I should know better than to assume, you know what that does, don't you?
And, actually, he wasn't unhappy with the quality, it was the blockiness that TMPGenc duplicated, and now, the noise.
Since I don't know the answer to this ?, will the header trick let a VCD capable play a SVCD? -
Don,
I know it becomes an XVCD, my point at the time was that I was new to this stuff, and when Nero said "non-compliant", I assumed it would not play at all.
I should know better than to assume, you know what that does, don't you?
And, actually, he wasn't unhappy with the quality, it was the blockiness that TMPGenc duplicated, and now, the noise.

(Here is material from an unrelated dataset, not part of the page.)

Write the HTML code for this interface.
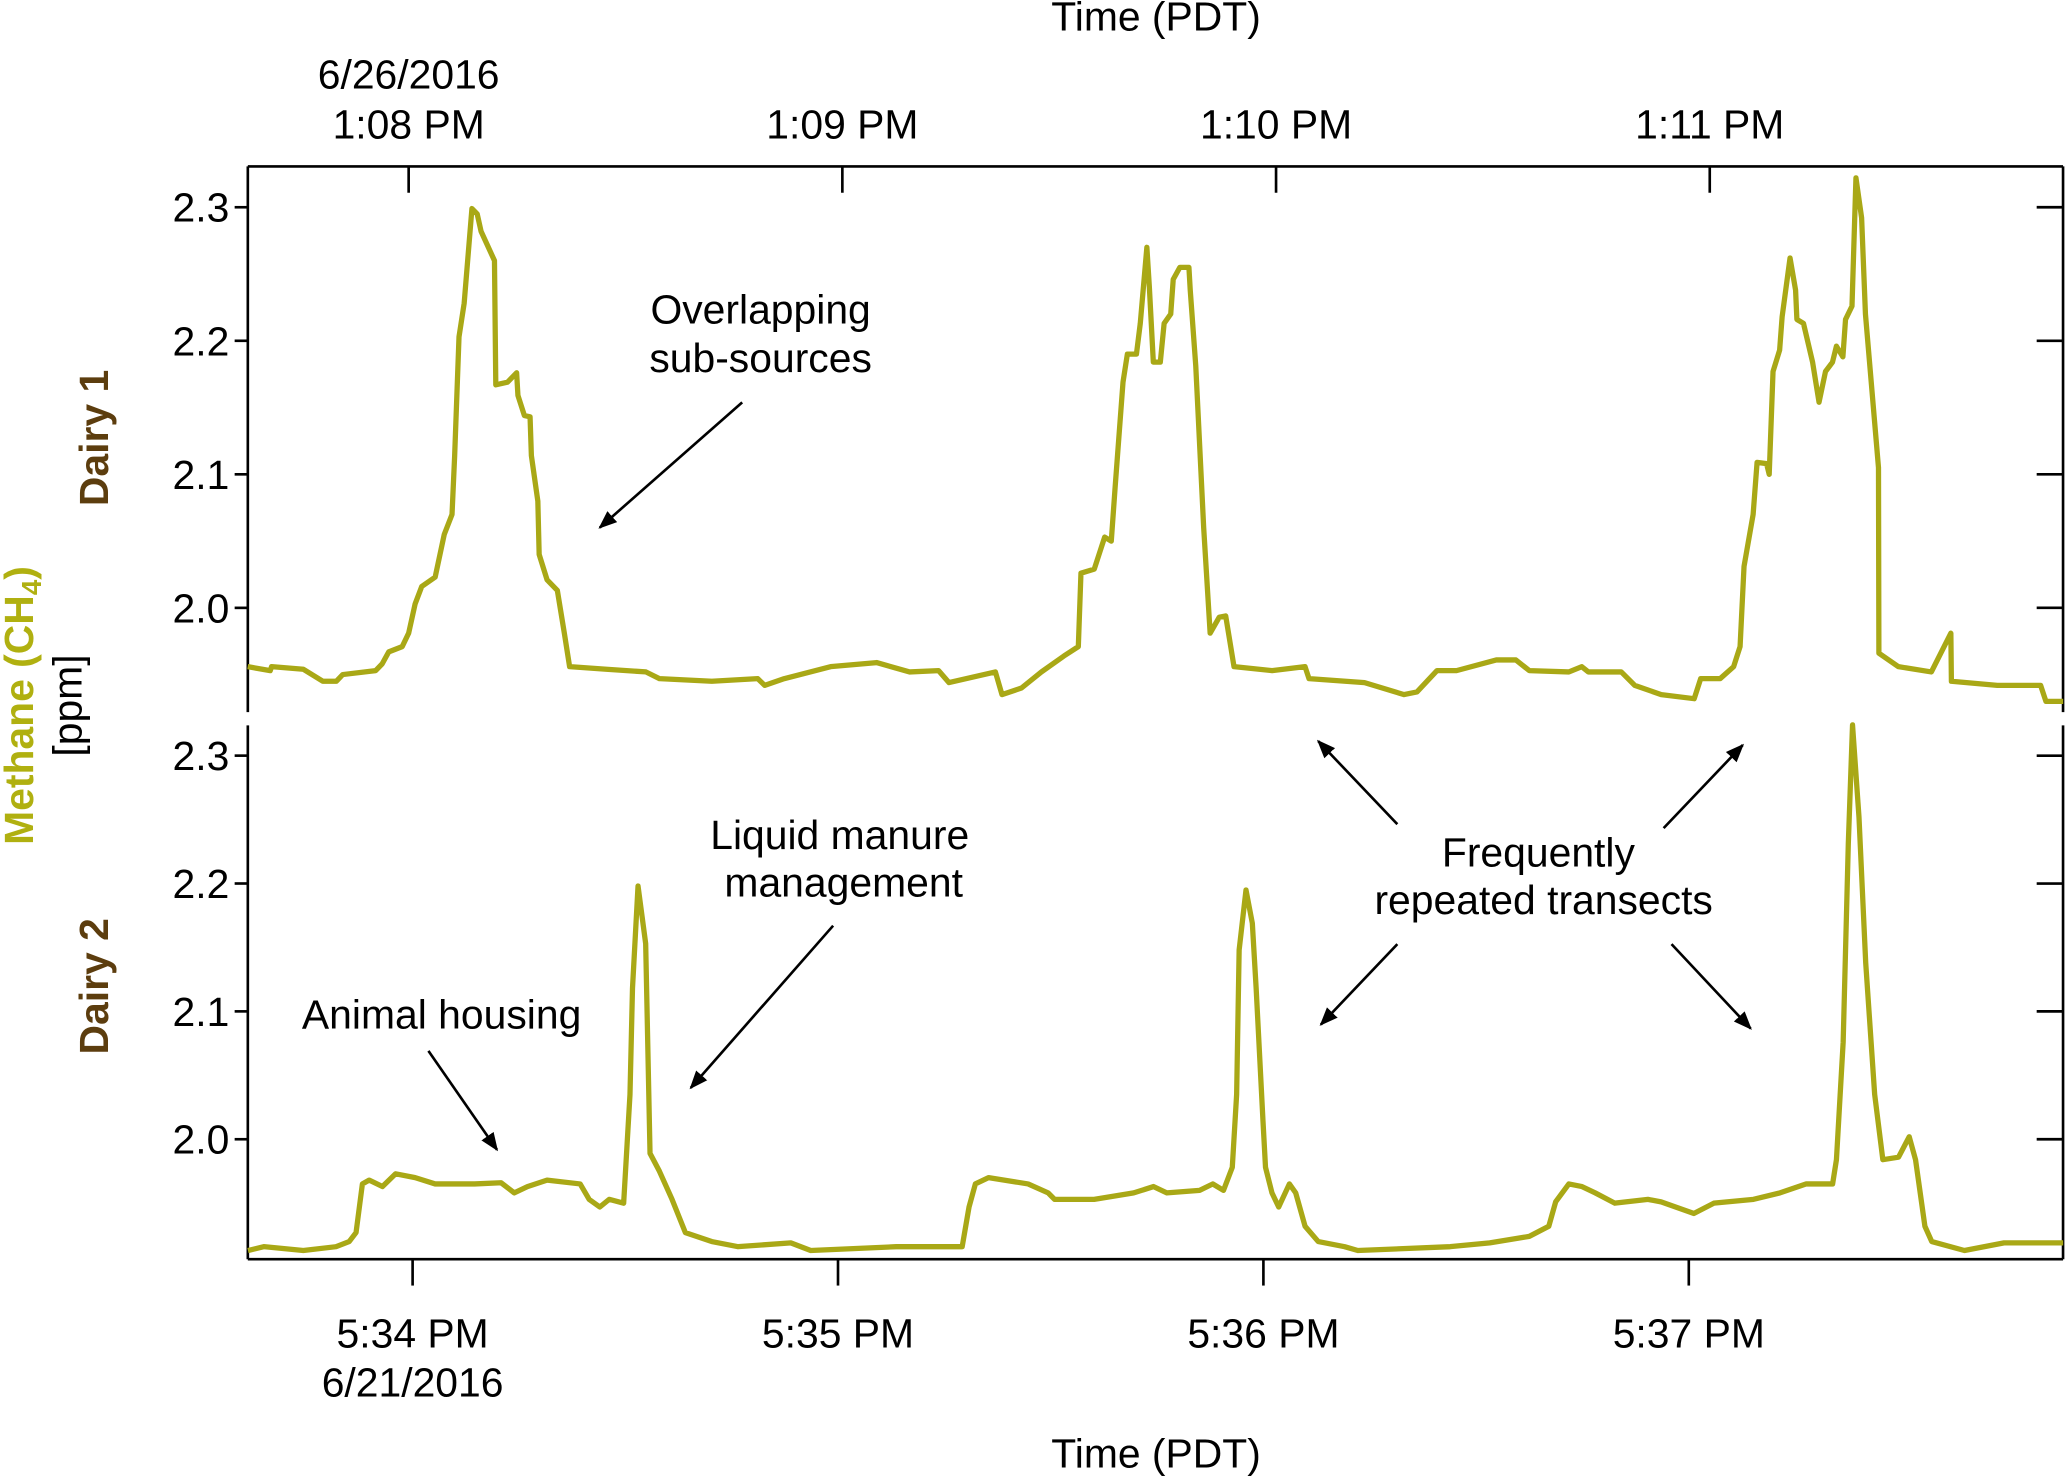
<!DOCTYPE html>
<html><head><meta charset="utf-8">
<style>
html,body{margin:0;padding:0;background:#fff;}
svg{display:block;font-family:"Liberation Sans",Arial,sans-serif;}
</style></head>
<body>
<svg id="chart" width="2067" height="1477" viewBox="0 0 1568 1120" xmlns="http://www.w3.org/2000/svg">
<defs><marker id="ah" viewBox="0 0 10 10" refX="9" refY="5" markerWidth="7" markerHeight="7" orient="auto"><path d="M0,1 L10,5 L0,9 z" fill="#000"/></marker></defs>
<g id="axes"></g>
<g id="series"></g>
<g id="labels" font-size="31" fill="#000">
<text x="877" y="23" text-anchor="middle">Time (PDT)</text>
<text x="877" y="1113" text-anchor="middle">Time (PDT)</text>
<text x="310" y="67" text-anchor="middle">6/26/2016</text>
<text x="313" y="1059" text-anchor="middle">6/21/2016</text>
<text transform="translate(82,332) rotate(-90)" text-anchor="middle" font-weight="bold" fill="#5c3d0e">Dairy 1</text>
<text transform="translate(82,748) rotate(-90)" text-anchor="middle" font-weight="bold" fill="#5c3d0e">Dairy 2</text>
<text transform="translate(25,535) rotate(-90)" text-anchor="middle" font-weight="bold" fill="#b0b010">Methane (CH<tspan font-size="21" dy="6">4</tspan><tspan dy="-6">)</tspan></text>
<text transform="translate(62,535) rotate(-90)" text-anchor="middle">[ppm]</text>
<text x="577" y="245" text-anchor="middle">Overlapping</text>
<text x="577" y="282" text-anchor="middle">sub-sources</text>
<text x="637" y="644" text-anchor="middle">Liquid manure</text>
<text x="640" y="680" text-anchor="middle">management</text>
<text x="335" y="780" text-anchor="middle">Animal housing</text>
<text x="1167" y="657" text-anchor="middle">Frequently</text>
<text x="1171" y="693" text-anchor="middle">repeated transects</text>
</g>
<g id="arrows" stroke="#000" stroke-width="2" marker-end="url(#ah)"></g>
</svg>
<script>
// Top panel: minutes after 1:08 PM (6/26/2016), methane ppm
const topTimes=[-0.371,-0.319,-0.316,-0.243,-0.198,-0.167,-0.152,-0.076,-0.061,-0.046,-0.015,0,0.015,0.030,0.061,0.082,0.100,0.106,0.116,0.128,0.146,0.158,0.167,0.198,0.201,0.228,0.249,0.252,0.267,0.280,0.283,0.298,0.301,0.319,0.343,0.359,0.371,0.456,0.547,0.578,0.699,0.805,0.821,0.866,0.973,1.079,1.155,1.222,1.246,1.353,1.368,1.413,1.459,1.511,1.544,1.550,1.581,1.605,1.620,1.629,1.647,1.657,1.678,1.687,1.702,1.708,1.717,1.733,1.742,1.757,1.763,1.778,1.799,1.802,1.815,1.833,1.848,1.869,1.884,1.903,1.991,2.067,2.076,2.204,2.295,2.325,2.371,2.416,2.508,2.553,2.584,2.675,2.705,2.720,2.796,2.827,2.888,2.964,2.979,3.024,3.055,3.070,3.079,3.100,3.109,3.131,3.137,3.146,3.161,3.167,3.185,3.198,3.201,3.216,3.237,3.252,3.267,3.283,3.292,3.307,3.313,3.328,3.337,3.350,3.359,3.389,3.390,3.435,3.511,3.556,3.557,3.663,3.763,3.775,3.815];
const topValues=[1.956,1.953,1.956,1.954,1.945,1.945,1.950,1.953,1.958,1.967,1.971,1.981,2.003,2.016,2.023,2.055,2.070,2.114,2.203,2.228,2.299,2.295,2.282,2.260,2.167,2.169,2.176,2.159,2.144,2.143,2.114,2.080,2.040,2.021,2.013,1.981,1.956,1.954,1.952,1.947,1.945,1.947,1.942,1.947,1.956,1.959,1.952,1.953,1.944,1.952,1.935,1.940,1.952,1.964,1.971,2.026,2.029,2.053,2.050,2.090,2.169,2.190,2.190,2.213,2.270,2.240,2.184,2.184,2.213,2.220,2.246,2.255,2.255,2.238,2.181,2.060,1.981,1.993,1.994,1.956,1.953,1.956,1.947,1.944,1.935,1.937,1.953,1.953,1.961,1.961,1.953,1.952,1.956,1.952,1.952,1.942,1.935,1.932,1.947,1.947,1.956,1.971,2.031,2.070,2.109,2.108,2.100,2.177,2.193,2.218,2.262,2.238,2.216,2.213,2.184,2.154,2.177,2.184,2.196,2.188,2.216,2.226,2.322,2.292,2.220,2.105,1.966,1.956,1.952,1.981,1.945,1.942,1.942,1.930,1.930];
// Bottom panel: minutes after 5:34 PM (6/21/2016), methane ppm
const botTimes=[-0.387,-0.350,-0.257,-0.180,-0.149,-0.133,-0.118,-0.102,-0.071,-0.040,0.006,0.053,0.146,0.208,0.239,0.270,0.316,0.394,0.415,0.440,0.462,0.496,0.511,0.517,0.530,0.548,0.558,0.580,0.610,0.641,0.703,0.765,0.889,0.936,1.137,1.292,1.308,1.323,1.354,1.447,1.494,1.509,1.602,1.695,1.742,1.773,1.850,1.881,1.906,1.927,1.937,1.943,1.959,1.974,1.983,1.999,2.005,2.020,2.036,2.061,2.076,2.098,2.129,2.191,2.222,2.439,2.532,2.625,2.671,2.687,2.718,2.749,2.780,2.826,2.904,2.935,3.012,3.059,3.152,3.214,3.276,3.338,3.347,3.363,3.375,3.385,3.400,3.416,3.437,3.456,3.493,3.518,3.533,3.555,3.571,3.648,3.741,3.880];
const botValues=[1.913,1.916,1.913,1.916,1.920,1.927,1.965,1.968,1.963,1.973,1.970,1.965,1.965,1.966,1.958,1.963,1.968,1.965,1.953,1.947,1.953,1.950,2.035,2.118,2.198,2.153,1.989,1.975,1.953,1.927,1.920,1.916,1.919,1.913,1.916,1.916,1.947,1.965,1.970,1.965,1.958,1.953,1.953,1.958,1.963,1.958,1.960,1.965,1.960,1.978,2.035,2.148,2.195,2.169,2.118,2.014,1.978,1.958,1.947,1.965,1.958,1.932,1.920,1.916,1.913,1.916,1.919,1.924,1.932,1.951,1.965,1.963,1.958,1.950,1.953,1.951,1.942,1.950,1.953,1.958,1.965,1.965,1.984,2.076,2.231,2.324,2.252,2.138,2.035,1.984,1.986,2.002,1.984,1.932,1.920,1.913,1.919,1.919];
const topTickLabels=["1:08 PM","1:09 PM","1:10 PM","1:11 PM"];
const botTickLabels=["5:34 PM","5:35 PM","5:36 PM","5:37 PM"];
const yTickValues=[2.0,2.1,2.2,2.3];

const NS="http://www.w3.org/2000/svg";
const L=188,R=1565;
const xTop=t=>310+t*329;
const yTop=v=>157+(2.3-v)*1013;
const xBot=t=>313+t*322.7;
const yBot=v=>573+(2.3-v)*970;
const COL="#a9a816";
function mk(tag,attrs,parent){const e=document.createElementNS(NS,tag);for(const k in attrs)e.setAttribute(k,attrs[k]);parent.appendChild(e);return e;}
const axes=document.getElementById('axes');
let ln;
ln=mk('line',{x1:L,y1:126,x2:R,y2:126,stroke:'#000','stroke-width':2},axes);


ln=mk('line',{x1:L,y1:955,x2:R,y2:955,stroke:'#000','stroke-width':2},axes);


[[126,540],[550,955]].forEach(([a,b])=>{
  let l1=mk('line',{x1:L,y1:a,x2:L,y2:b,stroke:'#000','stroke-width':2},axes);
  
  
  let l2=mk('line',{x1:R,y1:a,x2:R,y2:b,stroke:'#000','stroke-width':2},axes);
  
  
});
yTickValues.forEach(v=>{
  [yTop,yBot].forEach(f=>{
    const y=f(v);
    let t=mk('line',{x1:L-10,y1:y,x2:L,y2:y,stroke:'#000','stroke-width':2},axes);
    
    
    let t2=mk('line',{x1:R-20,y1:y,x2:R,y2:y,stroke:'#000','stroke-width':2},axes);
    
    
    let tx=mk('text',{x:L-14,y:y+11,'text-anchor':'end','font-size':31},axes);
    tx.textContent=v.toFixed(1);
    
    
  });
});
topTickLabels.forEach((s,i)=>{
  const x=xTop(i);
  let t=mk('line',{x1:x,y1:126,x2:x,y2:146,stroke:'#000','stroke-width':2},axes);
  
  
  let tx=mk('text',{x:x,y:105,'text-anchor':'middle','font-size':31},axes);
  tx.textContent=s;
  
  
});
botTickLabels.forEach((s,i)=>{
  const x=xBot(i);
  let t=mk('line',{x1:x,y1:955,x2:x,y2:975,stroke:'#000','stroke-width':2},axes);
  
  
  let tx=mk('text',{x:x,y:1022,'text-anchor':'middle','font-size':31},axes);
  tx.textContent=s;
  
  
});
const sg=document.getElementById('series');
let p1=mk('polyline',{points:topTimes.map((t,i)=>xTop(t).toFixed(1)+','+yTop(topValues[i]).toFixed(1)).join(' '),fill:'none',stroke:COL,'stroke-width':4,'stroke-linejoin':'round'},sg);


let p2=mk('polyline',{points:botTimes.map((t,i)=>xBot(t).toFixed(1)+','+yBot(botValues[i]).toFixed(1)).join(' '),fill:'none',stroke:COL,'stroke-width':4,'stroke-linejoin':'round'},sg);


const ag=document.getElementById('arrows');
[[563,305,455,400],[1060,625,1000,562],[1262,628,1322,565],[1060,716,1002,777],[1268,716,1328,780],[632,702,524,825],[325,797,377,872]].forEach(a=>{
  let l=mk('line',{x1:a[0],y1:a[1],x2:a[2],y2:a[3]},ag);
  
  
});
</script>
</body></html>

Since I don't know the answer to this ?, will the header trick let a VCD capable play a SVCD?
The 'blockiness' and 'noise' are not a result of TMPGenc, especially cause the source is a DVD but a result of the bitrates that must be adhered to due to the VCD spec, 1150kbps I believe. The SVCD route will let him up the bitrates to 2200 or so, hopefully eliminating the 'blockiness' and 'noise'. Since his player is not svcd compatible the header trick would hopefully allow him to play the higher bitrate SVCD's in his player.
An alternative would be to try out one of Kwag's VCD templates ( I think he makes them) in TMPGenc, as I hear( though havnt tried them) that they are supposed to give good quality encodes.
Goodluck correioelet2002 -
Don,
Don't worry, I didn't take offense. If it sounded snide, I didn't notice.
DVDx can use both TMPGenc and CCE 2.66 as client encoders, as per the read me. And the noise is on playing in the DVD player, but perfect in the 'puter DVD drive, or CD, whichever he is using to check it.
Julian,
As to the read me, found in the Start menu,
-You may get tick (rarely) in the sound if you use the Audio/Video synchronistaion
Does your metallic sound resemble that statement?
Try reading the readme_1st file. This is the first time I looked at it, so this is not a RTFM remark.
Since DVDx is generally so fast, I'm going to have to try it again with TMPGenc and CCE to see if it does better than it did before. As I said, I've been using DVD2SVCD for better results, but getting 10-12 hour encodes. I liked the 3 to 6 hour times.
George -
I've tried DVDx and TMPGenc and have found that TMPGenc stalled with memory errors with a 1GB vob file. In other test clips using the dolby trailers, the DVDx down mix and volume seem to be much better than TMP.
I'm using DVDx at a video bitrate of 2500, FPU processing and render every 12 frames - it will be interesting to see what the difference with a 12 frame render rather than 25 frame - any idea out there??
Intend running full comparison with video projector - that should sort out the quality issue.